◆ **Set exercise**: Set the lines down again exactly, first line through the line that contains "const fmt = v", with no pictures.

◆ **Supplied material**:
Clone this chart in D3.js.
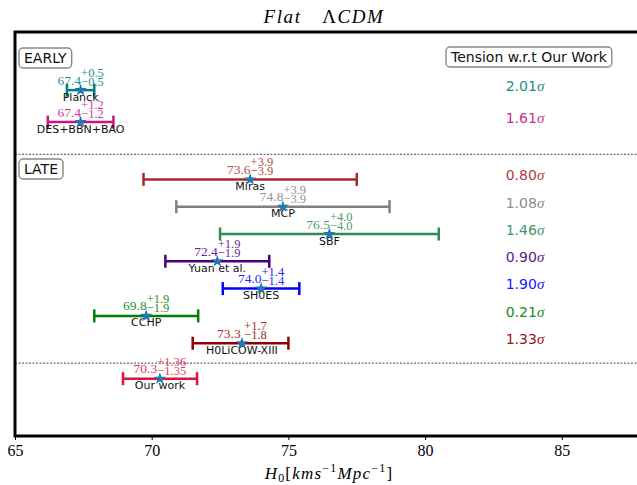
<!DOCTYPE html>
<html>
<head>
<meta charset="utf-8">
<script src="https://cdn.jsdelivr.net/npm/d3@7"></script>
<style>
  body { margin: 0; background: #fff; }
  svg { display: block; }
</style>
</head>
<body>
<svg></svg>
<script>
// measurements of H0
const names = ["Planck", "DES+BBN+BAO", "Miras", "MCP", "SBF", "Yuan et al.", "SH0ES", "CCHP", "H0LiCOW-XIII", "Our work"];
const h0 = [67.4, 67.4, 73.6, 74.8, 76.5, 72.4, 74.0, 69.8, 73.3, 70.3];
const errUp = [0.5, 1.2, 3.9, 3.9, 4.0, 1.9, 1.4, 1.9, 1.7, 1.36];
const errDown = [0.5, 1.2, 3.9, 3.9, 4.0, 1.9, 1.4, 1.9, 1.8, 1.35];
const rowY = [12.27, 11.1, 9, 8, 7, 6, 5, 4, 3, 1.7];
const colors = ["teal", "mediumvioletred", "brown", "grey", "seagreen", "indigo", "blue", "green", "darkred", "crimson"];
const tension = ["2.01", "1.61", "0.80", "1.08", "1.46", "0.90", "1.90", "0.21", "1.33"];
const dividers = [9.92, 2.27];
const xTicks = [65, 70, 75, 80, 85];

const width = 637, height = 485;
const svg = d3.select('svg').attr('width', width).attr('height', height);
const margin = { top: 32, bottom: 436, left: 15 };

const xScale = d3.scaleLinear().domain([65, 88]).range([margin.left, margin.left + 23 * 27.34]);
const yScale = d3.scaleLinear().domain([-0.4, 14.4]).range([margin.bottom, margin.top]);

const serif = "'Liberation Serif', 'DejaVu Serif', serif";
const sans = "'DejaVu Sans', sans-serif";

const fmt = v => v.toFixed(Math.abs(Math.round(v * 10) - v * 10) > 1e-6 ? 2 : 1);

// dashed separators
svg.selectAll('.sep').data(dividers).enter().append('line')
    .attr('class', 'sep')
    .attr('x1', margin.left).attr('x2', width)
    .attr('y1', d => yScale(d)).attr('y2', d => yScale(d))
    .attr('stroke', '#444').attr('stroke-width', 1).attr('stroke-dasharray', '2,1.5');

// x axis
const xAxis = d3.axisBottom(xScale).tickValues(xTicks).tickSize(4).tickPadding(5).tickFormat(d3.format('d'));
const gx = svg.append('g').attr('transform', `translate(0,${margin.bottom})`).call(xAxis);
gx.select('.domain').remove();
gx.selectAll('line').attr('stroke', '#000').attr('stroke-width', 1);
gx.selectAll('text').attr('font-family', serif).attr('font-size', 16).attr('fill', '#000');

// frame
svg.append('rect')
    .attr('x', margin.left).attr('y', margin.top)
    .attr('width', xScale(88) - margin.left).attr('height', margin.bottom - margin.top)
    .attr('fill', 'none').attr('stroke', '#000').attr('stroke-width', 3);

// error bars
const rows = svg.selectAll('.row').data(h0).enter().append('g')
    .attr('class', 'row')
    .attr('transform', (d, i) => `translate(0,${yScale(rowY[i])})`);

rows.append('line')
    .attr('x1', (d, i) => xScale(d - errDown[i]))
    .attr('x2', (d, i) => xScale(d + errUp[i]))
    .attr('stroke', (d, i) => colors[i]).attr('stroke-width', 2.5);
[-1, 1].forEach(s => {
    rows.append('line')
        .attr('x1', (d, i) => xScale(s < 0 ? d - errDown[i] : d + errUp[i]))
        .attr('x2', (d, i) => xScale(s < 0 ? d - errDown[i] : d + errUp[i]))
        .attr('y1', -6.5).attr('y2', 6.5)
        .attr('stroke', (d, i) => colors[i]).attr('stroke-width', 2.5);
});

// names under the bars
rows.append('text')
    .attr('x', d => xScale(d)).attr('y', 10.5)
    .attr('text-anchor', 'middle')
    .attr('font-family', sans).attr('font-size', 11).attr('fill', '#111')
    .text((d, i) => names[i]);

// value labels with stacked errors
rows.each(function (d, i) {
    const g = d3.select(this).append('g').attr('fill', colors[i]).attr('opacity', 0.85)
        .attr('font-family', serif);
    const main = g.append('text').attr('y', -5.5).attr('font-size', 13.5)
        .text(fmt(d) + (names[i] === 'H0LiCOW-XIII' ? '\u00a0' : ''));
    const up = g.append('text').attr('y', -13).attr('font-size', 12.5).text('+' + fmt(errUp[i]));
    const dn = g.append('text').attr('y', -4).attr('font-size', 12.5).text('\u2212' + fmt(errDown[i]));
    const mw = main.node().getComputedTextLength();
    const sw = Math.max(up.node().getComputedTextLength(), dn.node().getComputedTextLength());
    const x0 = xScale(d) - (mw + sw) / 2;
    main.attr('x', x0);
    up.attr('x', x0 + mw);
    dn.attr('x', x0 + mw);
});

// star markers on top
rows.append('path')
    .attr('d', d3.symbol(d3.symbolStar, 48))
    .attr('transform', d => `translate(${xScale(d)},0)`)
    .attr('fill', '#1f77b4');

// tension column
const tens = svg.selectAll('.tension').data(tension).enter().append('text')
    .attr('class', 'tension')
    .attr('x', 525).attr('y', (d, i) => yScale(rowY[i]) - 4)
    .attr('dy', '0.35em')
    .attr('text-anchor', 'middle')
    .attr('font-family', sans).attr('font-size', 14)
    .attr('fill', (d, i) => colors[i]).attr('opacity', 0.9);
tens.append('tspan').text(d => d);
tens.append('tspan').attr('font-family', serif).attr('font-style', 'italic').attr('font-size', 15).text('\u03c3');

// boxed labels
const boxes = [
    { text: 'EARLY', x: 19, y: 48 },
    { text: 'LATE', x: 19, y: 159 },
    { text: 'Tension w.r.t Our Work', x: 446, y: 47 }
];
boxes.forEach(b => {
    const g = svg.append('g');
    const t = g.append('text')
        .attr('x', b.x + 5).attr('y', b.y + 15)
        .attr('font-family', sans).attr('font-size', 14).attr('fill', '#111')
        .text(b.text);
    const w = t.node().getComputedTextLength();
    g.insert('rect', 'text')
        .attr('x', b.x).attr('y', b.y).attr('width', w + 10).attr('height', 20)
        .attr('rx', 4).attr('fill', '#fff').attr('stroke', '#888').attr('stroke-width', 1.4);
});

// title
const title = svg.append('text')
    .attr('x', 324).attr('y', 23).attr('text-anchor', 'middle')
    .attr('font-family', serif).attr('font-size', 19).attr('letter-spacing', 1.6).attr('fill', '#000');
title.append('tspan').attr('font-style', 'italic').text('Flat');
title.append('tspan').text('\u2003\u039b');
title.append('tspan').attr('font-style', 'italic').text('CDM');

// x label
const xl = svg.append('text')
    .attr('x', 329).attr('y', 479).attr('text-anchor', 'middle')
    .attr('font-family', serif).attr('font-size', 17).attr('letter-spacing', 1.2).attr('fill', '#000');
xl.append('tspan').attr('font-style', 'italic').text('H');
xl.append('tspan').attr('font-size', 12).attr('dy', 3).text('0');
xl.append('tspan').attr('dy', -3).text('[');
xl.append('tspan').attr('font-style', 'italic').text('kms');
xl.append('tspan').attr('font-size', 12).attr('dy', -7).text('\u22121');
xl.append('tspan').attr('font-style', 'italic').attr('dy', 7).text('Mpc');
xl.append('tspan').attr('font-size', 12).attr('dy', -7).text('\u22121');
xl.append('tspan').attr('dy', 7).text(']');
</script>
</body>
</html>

◆ **Solution to the problem**:
Clone this chart in D3.js.
<!DOCTYPE html>
<html>
<head>
<meta charset="utf-8">
<script src="https://cdn.jsdelivr.net/npm/d3@7"></script>
<style>
  body { margin: 0; background: #fff; }
  svg { display: block; }
</style>
</head>
<body>
<svg></svg>
<script>
// measurements of H0
const names = ["Planck", "DES+BBN+BAO", "Miras", "MCP", "SBF", "Yuan et al.", "SH0ES", "CCHP", "H0LiCOW-XIII", "Our work"];
const h0 = [67.4, 67.4, 73.6, 74.8, 76.5, 72.4, 74.0, 69.8, 73.3, 70.3];
const errUp = [0.5, 1.2, 3.9, 3.9, 4.0, 1.9, 1.4, 1.9, 1.7, 1.36];
const errDown = [0.5, 1.2, 3.9, 3.9, 4.0, 1.9, 1.4, 1.9, 1.8, 1.35];
const rowY = [12.27, 11.1, 9, 8, 7, 6, 5, 4, 3, 1.7];
const colors = ["teal", "mediumvioletred", "brown", "grey", "seagreen", "indigo", "blue", "green", "darkred", "crimson"];
const tension = ["2.01", "1.61", "0.80", "1.08", "1.46", "0.90", "1.90", "0.21", "1.33"];
const dividers = [9.92, 2.27];
const xTicks = [65, 70, 75, 80, 85];

const width = 637, height = 485;
const svg = d3.select('svg').attr('width', width).attr('height', height);
const margin = { top: 32, bottom: 436, left: 15 };

const xScale = d3.scaleLinear().domain([65, 88]).range([margin.left, margin.left + 23 * 27.34]);
const yScale = d3.scaleLinear().domain([-0.4, 14.4]).range([margin.bottom, margin.top]);

const serif = "'Liberation Serif', 'DejaVu Serif', serif";
const sans = "'DejaVu Sans', sans-serif";

const fmt = v => v.toFixed(Math.abs(Math.round(v * 10) - v * 10) > 1e-6 ? 2 : 1);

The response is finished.